Go Out During Non-Peak Hours
The intensity of the sunlight (and therefore the UV rays) during the day increases up until noon and then decreases from there. This means that going out up until the late morning and starting from the late afternoon would be a better idea than going out during the middle of the day. The EPA suggests reducing time in the sun between 10 AM and 4 PM.
This suggestion is increasingly important the closer you live to the equator. Those residing in equatorial regions face stronger UV rays (which means more damage) compared to those living in northern or southern latitudes. Even the difference in the U.S. between living in southern Florida and a northern state like Maine is massive in terms of UV exposure.
Maintain Your Hydration Levels
It’s easy to get dehydrated when it’s hot and sunny outside. This is because you need to replenish the water lost through sweat. On a hot day at the beach you’re likely to be sweating a lot, especially if you’re playing sports or games with friends. It’s important to drink at least two glasses of water per hour if you’re sweating.
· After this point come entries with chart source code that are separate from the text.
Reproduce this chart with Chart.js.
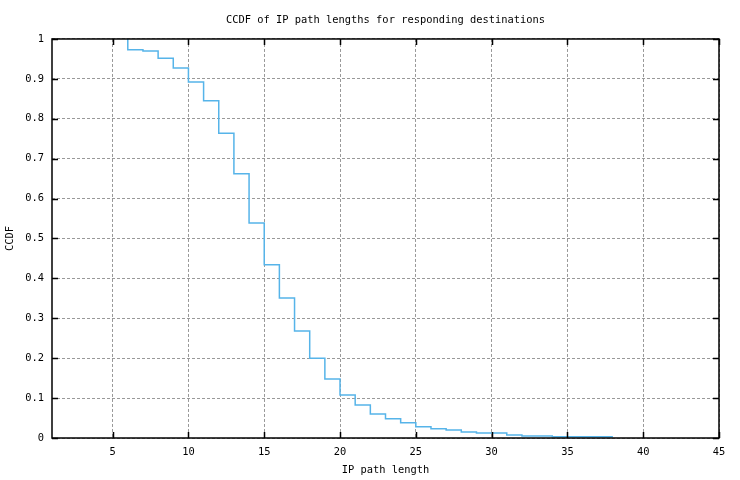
<!DOCTYPE html>
<html>
<head>
<meta charset="utf-8">
<script src="https://cdn.jsdelivr.net/npm/chart.js@4.4.0/dist/chart.umd.min.js"></script>
<style>
  html, body { margin: 0; padding: 0; background: #fff; }
  #chart-wrap { width: 740px; height: 480px; }
</style>
</head>
<body>
<div id="chart-wrap"><canvas id="ccdfChart" width="740" height="480"></canvas></div>
<script>
// step points: value at x is the level held over [x-1, x]
const pathLengths = [6, 7, 8, 9, 10, 11, 12, 13, 14, 15, 16, 17, 18, 19, 20, 21, 22,
                     23, 24, 25, 26, 27, 28, 29, 30, 31, 32, 33, 34, 35, 36, 37, 38];
const ccdfValues = [1, 0.973, 0.970, 0.952, 0.927, 0.892, 0.845, 0.764, 0.662, 0.539,
                    0.434, 0.351, 0.268, 0.200, 0.148, 0.108, 0.083, 0.060, 0.048, 0.038,
                    0.028, 0.023, 0.020, 0.015, 0.0125, 0.0125, 0.0075, 0.005, 0.005,
                    0.003, 0.003, 0.003, 0.003];
const xTickValues = [5, 10, 15, 20, 25, 30, 35, 40, 45];
const yTickValues = [0, 0.1, 0.2, 0.3, 0.4, 0.5, 0.6, 0.7, 0.8, 0.9, 1];

const monoFont = { family: '"DejaVu Sans Mono", monospace', size: 10.4, weight: 'normal' };

// gnuplot-like frame with inward (mirrored) tick marks
const frameAndTicks = {
    id: 'frameAndTicks',
    afterDatasetsDraw(chart) {
        const { ctx, chartArea: a, scales: { x, y } } = chart;
        ctx.save();
        ctx.strokeStyle = '#000';
        ctx.lineWidth = 1.5;
        ctx.strokeRect(a.left, a.top, a.right - a.left, a.bottom - a.top);
        ctx.beginPath();
        xTickValues.forEach(v => {
            const px = Math.round(x.getPixelForValue(v)) + 0.5;
            ctx.moveTo(px, a.bottom); ctx.lineTo(px, a.bottom - 6);
            ctx.moveTo(px, a.top); ctx.lineTo(px, a.top + 6);
        });
        yTickValues.forEach(v => {
            const py = Math.round(y.getPixelForValue(v)) + 0.5;
            ctx.moveTo(a.left, py); ctx.lineTo(a.left + 6, py);
            ctx.moveTo(a.right, py); ctx.lineTo(a.right - 6, py);
        });
        ctx.stroke();
        ctx.restore();
    }
};

const ctx = document.getElementById('ccdfChart').getContext('2d');

const ccdfChart = new Chart(ctx, {
    type: 'line',
    data: {
        datasets: [{
            label: 'CCDF',
            data: pathLengths.map((v, i) => ({ x: v, y: ccdfValues[i] })),
            borderColor: '#56b4e9',
            borderWidth: 1.5,
            stepped: 'after',
            pointRadius: 0,
            fill: false
        }]
    },
    options: {
        responsive: false,
        animation: false,
        devicePixelRatio: 1,
        layout: { padding: { top: 0, right: 21, bottom: 0, left: 0 } },
        plugins: {
            legend: { display: false },
            tooltip: { enabled: false },
            title: {
                display: true,
                fullSize: false,
                text: 'CCDF of IP path lengths for responding destinations',
                color: '#000',
                font: monoFont,
                padding: { top: 14, bottom: 12.5 }
            }
        },
        scales: {
            x: {
                type: 'linear',
                min: 1,
                max: 45,
                afterBuildTicks: scale => { scale.ticks = xTickValues.map(value => ({ value })); },
                afterFit: scale => { scale.height = 42; },
                ticks: { color: '#000', font: monoFont, padding: 8, maxRotation: 0, callback: v => String(v) },
                grid: { color: '#999', lineWidth: 1, drawTicks: false },
                border: { display: false, dash: [3, 2] },
                title: { display: true, text: 'IP path length', color: '#000', font: monoFont, padding: { top: 0, bottom: 3 } }
            },
            y: {
                type: 'linear',
                min: 0,
                max: 1,
                afterBuildTicks: scale => { scale.ticks = yTickValues.map(value => ({ value })); },
                afterFit: scale => { scale.width = 52; },
                ticks: { color: '#000', font: monoFont, padding: 8, callback: v => String(Number(v.toFixed(1))) },
                grid: { color: '#999', lineWidth: 1, drawTicks: false },
                border: { display: false, dash: [3, 2] },
                title: { display: true, text: 'CCDF', color: '#000', font: monoFont, padding: { top: 4, bottom: 0 } }
            }
        }
    },
    plugins: [frameAndTicks]
});
</script>
</body>
</html>
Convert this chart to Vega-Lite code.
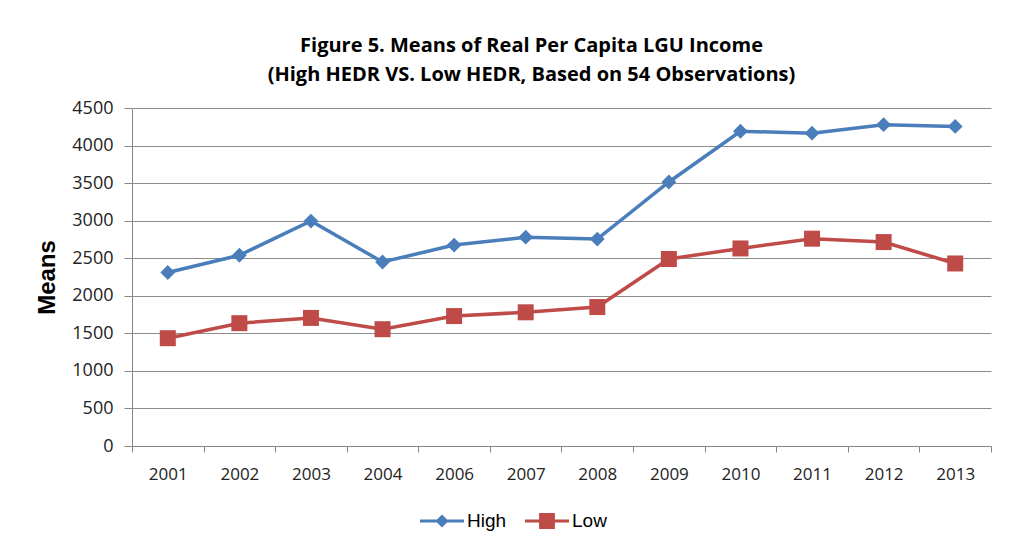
{
  "$schema": "https://vega.github.io/schema/vega-lite/v6.json",
  "autosize": "none",
  "width": 859,
  "height": 338,
  "padding": {"left": 132, "top": 108, "right": 20, "bottom": 98},
  "background": "white",
  "title": {
    "text": ["Figure 5. Means of Real Per Capita LGU Income", "(High HEDR VS. Low HEDR, Based on 54 Observations)"],
    "font": "Open Sans",
    "fontSize": 20,
    "fontWeight": "bold",
    "color": "black",
    "lineHeight": 29,
    "anchor": "middle",
    "dx": -30,
    "offset": 14
  },
  "data": {
    "values": [
      {"year": "2001", "group": "High", "mean": 2310},
      {"year": "2002", "group": "High", "mean": 2540},
      {"year": "2003", "group": "High", "mean": 2995},
      {"year": "2004", "group": "High", "mean": 2450},
      {"year": "2006", "group": "High", "mean": 2675},
      {"year": "2007", "group": "High", "mean": 2780},
      {"year": "2008", "group": "High", "mean": 2755},
      {"year": "2009", "group": "High", "mean": 3515},
      {"year": "2010", "group": "High", "mean": 4190},
      {"year": "2011", "group": "High", "mean": 4165},
      {"year": "2012", "group": "High", "mean": 4278},
      {"year": "2013", "group": "High", "mean": 4255},
      {"year": "2001", "group": "Low", "mean": 1435},
      {"year": "2002", "group": "Low", "mean": 1635},
      {"year": "2003", "group": "Low", "mean": 1705},
      {"year": "2004", "group": "Low", "mean": 1555},
      {"year": "2006", "group": "Low", "mean": 1730},
      {"year": "2007", "group": "Low", "mean": 1780},
      {"year": "2008", "group": "Low", "mean": 1850},
      {"year": "2009", "group": "Low", "mean": 2490},
      {"year": "2010", "group": "Low", "mean": 2630},
      {"year": "2011", "group": "Low", "mean": 2760},
      {"year": "2012", "group": "Low", "mean": 2715},
      {"year": "2013", "group": "Low", "mean": 2430}
    ]
  },
  "encoding": {
    "x": {
      "field": "year",
      "type": "ordinal",
      "scale": {"type": "band", "paddingInner": 0, "paddingOuter": 0},
      "axis": {
        "title": null,
        "labelAngle": 0,
        "tickBand": "extent",
        "grid": false,
        "domainColor": "#868686",
        "tickColor": "#868686",
        "tickSize": 6,
        "labelPadding": 14,
        "labelFont": "Open Sans",
        "labelFontSize": 17,
        "labelColor": "#222222"
      }
    },
    "y": {
      "field": "mean",
      "type": "quantitative",
      "scale": {"domain": [0, 4500], "nice": false},
      "axis": {
        "title": "Means",
        "titleFont": "Liberation Sans",
        "titleFontSize": 24,
        "titleFontWeight": "bold",
        "titleColor": "black",
        "titlePadding": 12,
        "format": "d",
        "values": [0, 500, 1000, 1500, 2000, 2500, 3000, 3500, 4000, 4500],
        "grid": true,
        "gridColor": "#8c8c8c",
        "gridWidth": 1,
        "domainColor": "#868686",
        "tickColor": "#868686",
        "tickSize": 8,
        "labelPadding": 11,
        "labelFont": "Open Sans",
        "labelFontSize": 18,
        "labelColor": "#222222"
      }
    },
    "color": {
      "field": "group",
      "type": "nominal",
      "scale": {"domain": ["High", "Low"], "range": ["#4A7EBB", "#BE4B48"]},
      "legend": {
        "title": null,
        "orient": "none",
        "legendX": 288,
        "legendY": 391,
        "direction": "horizontal",
        "symbolSize": 1936,
        "labelFont": "Liberation Sans",
        "labelFontSize": 19,
        "labelColor": "black",
        "labelOffset": 3,
        "columnPadding": 18,
        "encode": {
          "symbols": {
            "update": {
              "shape": {"signal": "datum.value === 'High' ? 'M-1,-0.07H1V0.07H-1Z M0,-0.3L0.3,0L0,0.3L-0.3,0Z' : 'M-1,-0.07H1V0.07H-1Z M-0.36,-0.36H0.36V0.36H-0.36Z'"},
              "fill": {"scale": "color", "field": "value"},
              "stroke": {"value": "transparent"},
              "strokeWidth": {"value": 0},
              "opacity": {"value": 1},
              "fillOpacity": {"value": 1}
            }
          }
        }
      }
    }
  },
  "layer": [
    {
      "mark": {"type": "line", "strokeWidth": 3.5}
    },
    {
      "transform": [{"filter": "datum.group === 'High'"}],
      "mark": {"type": "point", "filled": true, "opacity": 1, "shape": "diamond", "size": 220}
    },
    {
      "transform": [{"filter": "datum.group === 'Low'"}],
      "mark": {"type": "point", "filled": true, "opacity": 1, "shape": "square", "size": 256}
    }
  ],
  "config": {
    "view": {"stroke": null}
  }
}
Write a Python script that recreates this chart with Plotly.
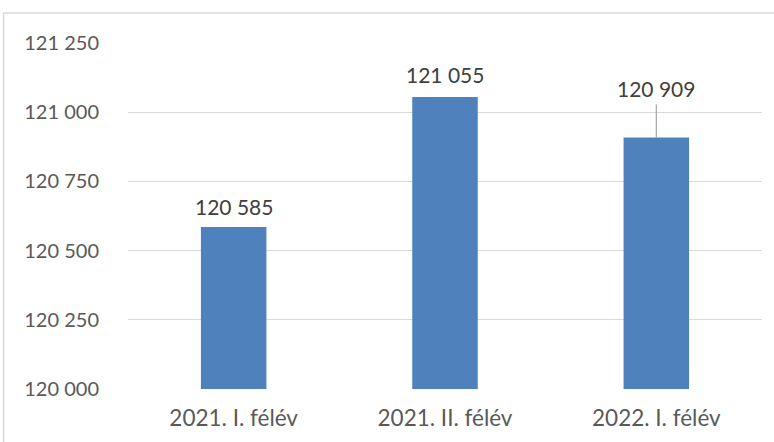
import plotly.graph_objects as go

categories = ["2021. I. félév", "2021. II. félév", "2022. I. félév"]
values = [120585, 121055, 120909]
label_offsets_px = [21, 22, 49]   # vertical distance of label centre above bar top
leader_line = [False, False, True]
y_ticks = [120000, 120250, 120500, 120750, 121000, 121250]

label_color = "#404040"
tick_color = "#595959"
grid_color = "#D9D9D9"
bar_color = "#4F81BD"
font_family = "Lato, 'Open Sans', sans-serif"

fig = go.Figure()
fig.add_trace(go.Bar(
    x=categories, y=values, marker=dict(color=bar_color, line=dict(width=0)),
    hoverinfo="skip", showlegend=False,
))

for cat, val, off, lead in zip(categories, values, label_offsets_px, leader_line):
    txt = f"{val:,}".replace(",", " ")
    if lead:
        fig.add_annotation(x=cat, y=val, text=txt, showarrow=True, arrowhead=0,
                           arrowwidth=1.2, arrowcolor="#A6A6A6", ax=0, ay=-off,
                           standoff=0, borderpad=3,
                           font=dict(size=21, color=label_color, family=font_family))
    else:
        fig.add_annotation(x=cat, y=val, text=txt, showarrow=False, yshift=off,
                           font=dict(size=21, color=label_color, family=font_family))

# outer chart border
fig.add_shape(type="rect", xref="paper", yref="paper",
              x0=(6 - 130) / 632, x1=1.2, y0=-0.5, y1=(389 - 13) / 346,
              line=dict(color=grid_color, width=1.5), fillcolor="rgba(0,0,0,0)")

fig.update_layout(
    width=774, height=442,
    margin=dict(l=128, r=12, t=43, b=53),
    paper_bgcolor="white", plot_bgcolor="white",
    bargap=0.69,
    separators=", ",
    font=dict(family=font_family, color=tick_color, size=20),
)
fig.update_xaxes(showgrid=False, showline=False, ticks="outside", ticklen=9,
                 automargin=False,
                 tickcolor="rgba(0,0,0,0)", tickfont=dict(size=22.5, color=tick_color))
fig.update_yaxes(range=[120000, 121250], tickvals=y_ticks, tickformat=",d",
                 automargin=False,
                 showgrid=True, gridcolor=grid_color, gridwidth=1.3,
                 zeroline=False, showline=False, ticks="outside", ticklen=24,
                 tickcolor="rgba(0,0,0,0)", tickfont=dict(size=20, color=tick_color))

fig.write_html("out.html", config={"displayModeBar": False},
               post_script="document.body.style.margin='0';")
Many people get dehydrated at the beach because they only bring one disposable water bottle with them. To ensure your safety, it’s recommended to bring a cooler with multiple water bottles. The cool temperatures will make the water more enjoyable and make it more likely you’ll remember to stay hydrated. Stick to water and avoid sugary carbonated drinks. They might sound refreshing on a hot day but they’re liable to leave you more dehydrated than if you just drank water.
Get Your Skin Checked Once a Year
Being safe during the summer is about more than proactive measures like using sunscreen or staying hydrated. It’s about preventative measures as well. Scheduling an annual trip to the dermatologist is one of the most important things you can do in terms of sun safety. Many people think that if they don’t notice any abnormal lesions on their skin, then it’s a waste of money to go to the dermatologist. But this is far from the truth -- by the time visibly identifiable cancerous lesions appear the likelihood of survival is far lower than if the skin cancer was caught earlier. And the fact that skin cancer is one of the most misdiagnosed forms of cancer just adds to the problem.
It is important to do self-checks because if you see something unusual you can get to the
dermatologist immediately instead of waiting for your annual visit. But there are visual clues that a trained professional will notice that the average person won’t, which is why it’s so important to stick with the annual appointment even if you don’t think you have any signs or symptoms of skin cancer.
Buy UPF Clothing
Sun-protective clothing is a new type of technology that shields skin cells from the damaging rays of the sun. UPF stands for Ultraviolet Protection Factor, and can be beneficial for those with extremely fair skin who burn easily. The UPF ratings system is similar to that of SPF, where a higher number correlates to greater protection. UPF ratings of 40 and above mean less than 2.5% effective UV transmission.
If you can’t afford UPF clothing, which tends to be more expensive than average clothing, it’s still of benefit to your skin to cover up when in the sun. The effective UV transmission rate will be higher for a regular T-shirt than a specialty UPF one, but you’ll still absorb fewer rays than if you were shirtless.
Use Oxybenzone-Free Sunscreen
Using sunscreen on a day full of sun exposure is a good idea, but the main ingredient in most formulations can be harmful to human health, especially to men’s health. Oxybenzone is a sunscreen ingredient that has been tied not only to increased incidence of allergic reactions but significantly lower testosterone in adolescent boys. Endocrine-disrupting chemicals can have a host of negative long-term health effects. Since this chemical compound has proven to have endocrine-disrupting effects, it’s best to avoid it.
There are many oxybenzone-free sunscreens that can keep your hormones and your skin safe. Look for the main ingredient to be zinc oxide, which is a powdered mineral that deflects the sun’s rays. It has a much more thorough safety profile than oxybenzone.
These five tips can help you achieve far better sun safety results this August than your peers. And remember, spending money isn’t necessary. Just maintaining proper hydration and avoiding the sun during peak hours will go a long way towards protecting yourself from future skin cancer. This August, let’s enjoy the sun while staying safe.